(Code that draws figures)
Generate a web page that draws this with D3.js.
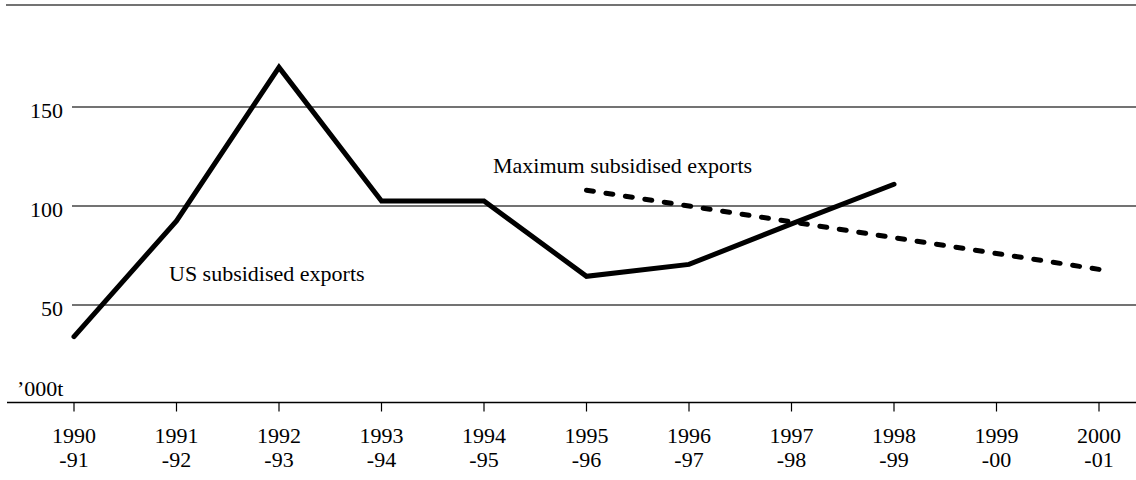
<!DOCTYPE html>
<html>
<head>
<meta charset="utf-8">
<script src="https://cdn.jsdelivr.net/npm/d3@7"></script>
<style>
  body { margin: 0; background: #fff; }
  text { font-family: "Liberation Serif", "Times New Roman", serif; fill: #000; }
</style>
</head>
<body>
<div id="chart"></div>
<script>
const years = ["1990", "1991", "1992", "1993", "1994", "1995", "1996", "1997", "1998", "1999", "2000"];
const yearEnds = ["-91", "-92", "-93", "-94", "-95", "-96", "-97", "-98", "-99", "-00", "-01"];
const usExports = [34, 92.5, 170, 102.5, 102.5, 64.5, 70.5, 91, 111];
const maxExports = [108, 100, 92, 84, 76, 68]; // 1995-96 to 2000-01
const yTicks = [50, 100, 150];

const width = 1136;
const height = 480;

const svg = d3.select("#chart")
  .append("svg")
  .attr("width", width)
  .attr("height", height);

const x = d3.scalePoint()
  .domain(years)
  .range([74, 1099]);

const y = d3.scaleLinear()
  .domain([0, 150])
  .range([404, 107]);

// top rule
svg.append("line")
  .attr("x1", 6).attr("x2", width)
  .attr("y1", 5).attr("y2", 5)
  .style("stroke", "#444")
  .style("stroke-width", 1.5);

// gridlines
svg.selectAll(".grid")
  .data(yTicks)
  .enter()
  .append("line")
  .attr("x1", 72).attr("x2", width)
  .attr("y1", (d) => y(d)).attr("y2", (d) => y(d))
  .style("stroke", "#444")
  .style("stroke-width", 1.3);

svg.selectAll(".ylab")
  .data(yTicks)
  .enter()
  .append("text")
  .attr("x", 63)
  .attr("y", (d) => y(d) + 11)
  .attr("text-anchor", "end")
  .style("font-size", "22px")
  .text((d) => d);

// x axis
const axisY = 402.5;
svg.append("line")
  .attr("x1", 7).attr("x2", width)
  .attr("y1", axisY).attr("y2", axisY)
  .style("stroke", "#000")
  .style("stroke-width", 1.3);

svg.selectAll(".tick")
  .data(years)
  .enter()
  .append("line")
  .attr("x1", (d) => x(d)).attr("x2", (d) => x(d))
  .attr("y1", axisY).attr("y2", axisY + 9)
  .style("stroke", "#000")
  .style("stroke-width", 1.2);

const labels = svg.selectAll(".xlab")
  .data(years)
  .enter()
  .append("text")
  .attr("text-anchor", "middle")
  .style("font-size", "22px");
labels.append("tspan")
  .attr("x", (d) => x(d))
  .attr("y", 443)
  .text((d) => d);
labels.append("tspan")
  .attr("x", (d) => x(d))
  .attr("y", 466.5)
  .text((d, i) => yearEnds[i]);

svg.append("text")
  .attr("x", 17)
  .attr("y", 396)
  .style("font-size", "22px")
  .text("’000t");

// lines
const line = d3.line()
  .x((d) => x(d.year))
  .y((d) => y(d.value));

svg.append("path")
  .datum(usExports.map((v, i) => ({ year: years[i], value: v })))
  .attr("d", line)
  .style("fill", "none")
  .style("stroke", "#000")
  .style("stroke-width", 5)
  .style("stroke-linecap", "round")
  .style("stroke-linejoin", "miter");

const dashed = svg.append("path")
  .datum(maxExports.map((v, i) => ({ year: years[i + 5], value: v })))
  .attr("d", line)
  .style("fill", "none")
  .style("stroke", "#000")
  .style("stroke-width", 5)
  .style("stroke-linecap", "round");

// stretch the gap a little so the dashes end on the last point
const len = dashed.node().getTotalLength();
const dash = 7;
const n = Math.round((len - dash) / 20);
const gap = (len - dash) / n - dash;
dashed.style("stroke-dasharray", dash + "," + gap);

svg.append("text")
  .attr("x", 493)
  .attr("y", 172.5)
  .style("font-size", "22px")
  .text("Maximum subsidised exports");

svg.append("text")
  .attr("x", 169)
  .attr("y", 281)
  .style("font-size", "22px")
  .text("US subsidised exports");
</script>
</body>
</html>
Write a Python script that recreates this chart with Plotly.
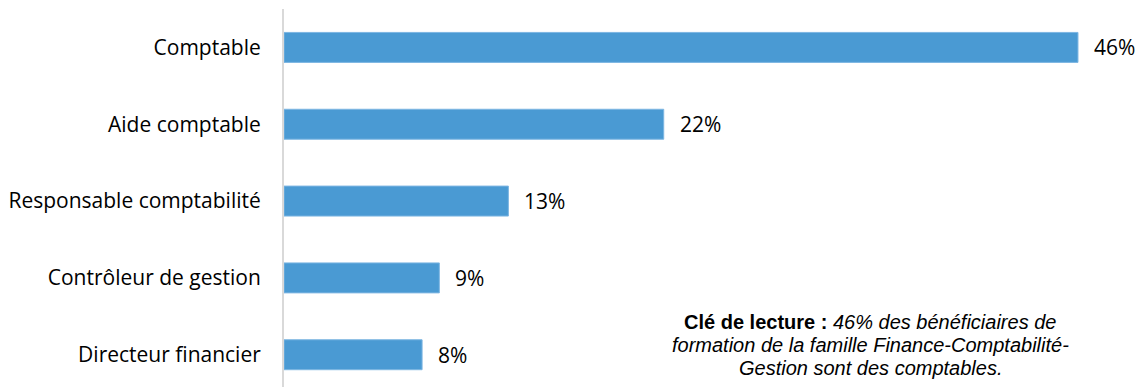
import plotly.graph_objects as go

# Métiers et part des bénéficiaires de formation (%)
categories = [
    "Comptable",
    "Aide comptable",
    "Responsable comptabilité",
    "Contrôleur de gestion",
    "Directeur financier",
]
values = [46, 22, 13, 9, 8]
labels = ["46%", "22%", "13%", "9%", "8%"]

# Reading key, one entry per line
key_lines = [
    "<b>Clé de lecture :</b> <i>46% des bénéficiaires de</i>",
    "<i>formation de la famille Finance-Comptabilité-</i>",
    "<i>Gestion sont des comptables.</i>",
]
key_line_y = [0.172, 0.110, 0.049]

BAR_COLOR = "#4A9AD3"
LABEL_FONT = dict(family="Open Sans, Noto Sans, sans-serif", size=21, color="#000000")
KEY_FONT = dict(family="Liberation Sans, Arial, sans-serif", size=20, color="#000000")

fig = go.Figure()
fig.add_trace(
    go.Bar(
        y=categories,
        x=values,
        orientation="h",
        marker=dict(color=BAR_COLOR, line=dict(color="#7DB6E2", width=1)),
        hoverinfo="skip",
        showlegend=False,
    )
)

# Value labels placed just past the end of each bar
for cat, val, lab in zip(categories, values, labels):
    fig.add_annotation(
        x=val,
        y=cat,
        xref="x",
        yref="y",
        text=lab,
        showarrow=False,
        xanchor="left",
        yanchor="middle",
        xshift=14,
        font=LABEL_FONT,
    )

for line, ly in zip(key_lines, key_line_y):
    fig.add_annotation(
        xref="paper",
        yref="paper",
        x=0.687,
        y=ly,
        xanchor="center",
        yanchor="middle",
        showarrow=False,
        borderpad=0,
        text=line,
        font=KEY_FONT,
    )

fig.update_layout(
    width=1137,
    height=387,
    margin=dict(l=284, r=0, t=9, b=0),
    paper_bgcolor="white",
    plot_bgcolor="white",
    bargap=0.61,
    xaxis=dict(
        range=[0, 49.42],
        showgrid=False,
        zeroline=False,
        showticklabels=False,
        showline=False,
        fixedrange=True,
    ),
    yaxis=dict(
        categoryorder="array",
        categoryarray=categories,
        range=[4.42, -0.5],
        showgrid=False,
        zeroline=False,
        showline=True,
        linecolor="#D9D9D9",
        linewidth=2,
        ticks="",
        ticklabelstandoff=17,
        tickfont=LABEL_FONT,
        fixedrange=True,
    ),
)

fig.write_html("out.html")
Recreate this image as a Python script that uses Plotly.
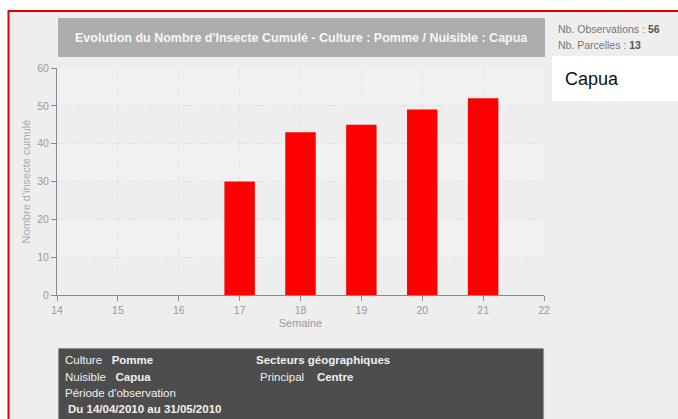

**TASK DETAILS:**
Quote every line of the records above exactly; no picture is to be copied.

**SOLUTION TO THE PROBLEM:**
Generate a web page that draws this with D3.js.
<!DOCTYPE html>
<html>
<head>
<meta charset="utf-8">
<script src="https://cdn.jsdelivr.net/npm/d3@7"></script>
<style>
  body { margin: 0; background: #fff; }
  text { font-family: "Liberation Serif", "Times New Roman", serif; fill: #000; }
</style>
</head>
<body>
<div id="chart"></div>
<script>
const years = ["1990", "1991", "1992", "1993", "1994", "1995", "1996", "1997", "1998", "1999", "2000"];
const yearEnds = ["-91", "-92", "-93", "-94", "-95", "-96", "-97", "-98", "-99", "-00", "-01"];
const usExports = [34, 92.5, 170, 102.5, 102.5, 64.5, 70.5, 91, 111];
const maxExports = [108, 100, 92, 84, 76, 68]; // 1995-96 to 2000-01
const yTicks = [50, 100, 150];

const width = 1136;
const height = 480;

const svg = d3.select("#chart")
  .append("svg")
  .attr("width", width)
  .attr("height", height);

const x = d3.scalePoint()
  .domain(years)
  .range([74, 1099]);

const y = d3.scaleLinear()
  .domain([0, 150])
  .range([404, 107]);

// top rule
svg.append("line")
  .attr("x1", 6).attr("x2", width)
  .attr("y1", 5).attr("y2", 5)
  .style("stroke", "#444")
  .style("stroke-width", 1.5);

// gridlines
svg.selectAll(".grid")
  .data(yTicks)
  .enter()
  .append("line")
  .attr("x1", 72).attr("x2", width)
  .attr("y1", (d) => y(d)).attr("y2", (d) => y(d))
  .style("stroke", "#444")
  .style("stroke-width", 1.3);

svg.selectAll(".ylab")
  .data(yTicks)
  .enter()
  .append("text")
  .attr("x", 63)
  .attr("y", (d) => y(d) + 11)
  .attr("text-anchor", "end")
  .style("font-size", "22px")
  .text((d) => d);

// x axis
const axisY = 402.5;
svg.append("line")
  .attr("x1", 7).attr("x2", width)
  .attr("y1", axisY).attr("y2", axisY)
  .style("stroke", "#000")
  .style("stroke-width", 1.3);

svg.selectAll(".tick")
  .data(years)
  .enter()
  .append("line")
  .attr("x1", (d) => x(d)).attr("x2", (d) => x(d))
  .attr("y1", axisY).attr("y2", axisY + 9)
  .style("stroke", "#000")
  .style("stroke-width", 1.2);

const labels = svg.selectAll(".xlab")
  .data(years)
  .enter()
  .append("text")
  .attr("text-anchor", "middle")
  .style("font-size", "22px");
labels.append("tspan")
  .attr("x", (d) => x(d))
  .attr("y", 443)
  .text((d) => d);
labels.append("tspan")
  .attr("x", (d) => x(d))
  .attr("y", 466.5)
  .text((d, i) => yearEnds[i]);

svg.append("text")
  .attr("x", 17)
  .attr("y", 396)
  .style("font-size", "22px")
  .text("’000t");

// lines
const line = d3.line()
  .x((d) => x(d.year))
  .y((d) => y(d.value));

svg.append("path")
  .datum(usExports.map((v, i) => ({ year: years[i], value: v })))
  .attr("d", line)
  .style("fill", "none")
  .style("stroke", "#000")
  .style("stroke-width", 5)
  .style("stroke-linecap", "round")
  .style("stroke-linejoin", "miter");

const dashed = svg.append("path")
  .datum(maxExports.map((v, i) => ({ year: years[i + 5], value: v })))
  .attr("d", line)
  .style("fill", "none")
  .style("stroke", "#000")
  .style("stroke-width", 5)
  .style("stroke-linecap", "round");

// stretch the gap a little so the dashes end on the last point
const len = dashed.node().getTotalLength();
const dash = 7;
const n = Math.round((len - dash) / 20);
const gap = (len - dash) / n - dash;
dashed.style("stroke-dasharray", dash + "," + gap);

svg.append("text")
  .attr("x", 493)
  .attr("y", 172.5)
  .style("font-size", "22px")
  .text("Maximum subsidised exports");

svg.append("text")
  .attr("x", 169)
  .attr("y", 281)
  .style("font-size", "22px")
  .text("US subsidised exports");
</script>
</body>
</html>
Write a Python script that recreates this chart with Plotly.
import plotly.graph_objects as go

# Métiers et part des bénéficiaires de formation (%)
categories = [
    "Comptable",
    "Aide comptable",
    "Responsable comptabilité",
    "Contrôleur de gestion",
    "Directeur financier",
]
values = [46, 22, 13, 9, 8]
labels = ["46%", "22%", "13%", "9%", "8%"]

# Reading key, one entry per line
key_lines = [
    "<b>Clé de lecture :</b> <i>46% des bénéficiaires de</i>",
    "<i>formation de la famille Finance-Comptabilité-</i>",
    "<i>Gestion sont des comptables.</i>",
]
key_line_y = [0.172, 0.110, 0.049]

BAR_COLOR = "#4A9AD3"
LABEL_FONT = dict(family="Open Sans, Noto Sans, sans-serif", size=21, color="#000000")
KEY_FONT = dict(family="Liberation Sans, Arial, sans-serif", size=20, color="#000000")

fig = go.Figure()
fig.add_trace(
    go.Bar(
        y=categories,
        x=values,
        orientation="h",
        marker=dict(color=BAR_COLOR, line=dict(color="#7DB6E2", width=1)),
        hoverinfo="skip",
        showlegend=False,
    )
)

# Value labels placed just past the end of each bar
for cat, val, lab in zip(categories, values, labels):
    fig.add_annotation(
        x=val,
        y=cat,
        xref="x",
        yref="y",
        text=lab,
        showarrow=False,
        xanchor="left",
        yanchor="middle",
        xshift=14,
        font=LABEL_FONT,
    )

for line, ly in zip(key_lines, key_line_y):
    fig.add_annotation(
        xref="paper",
        yref="paper",
        x=0.687,
        y=ly,
        xanchor="center",
        yanchor="middle",
        showarrow=False,
        borderpad=0,
        text=line,
        font=KEY_FONT,
    )

fig.update_layout(
    width=1137,
    height=387,
    margin=dict(l=284, r=0, t=9, b=0),
    paper_bgcolor="white",
    plot_bgcolor="white",
    bargap=0.61,
    xaxis=dict(
        range=[0, 49.42],
        showgrid=False,
        zeroline=False,
        showticklabels=False,
        showline=False,
        fixedrange=True,
    ),
    yaxis=dict(
        categoryorder="array",
        categoryarray=categories,
        range=[4.42, -0.5],
        showgrid=False,
        zeroline=False,
        showline=True,
        linecolor="#D9D9D9",
        linewidth=2,
        ticks="",
        ticklabelstandoff=17,
        tickfont=LABEL_FONT,
        fixedrange=True,
    ),
)

fig.write_html("out.html")
Recreate this image as a Python script that uses Plotly.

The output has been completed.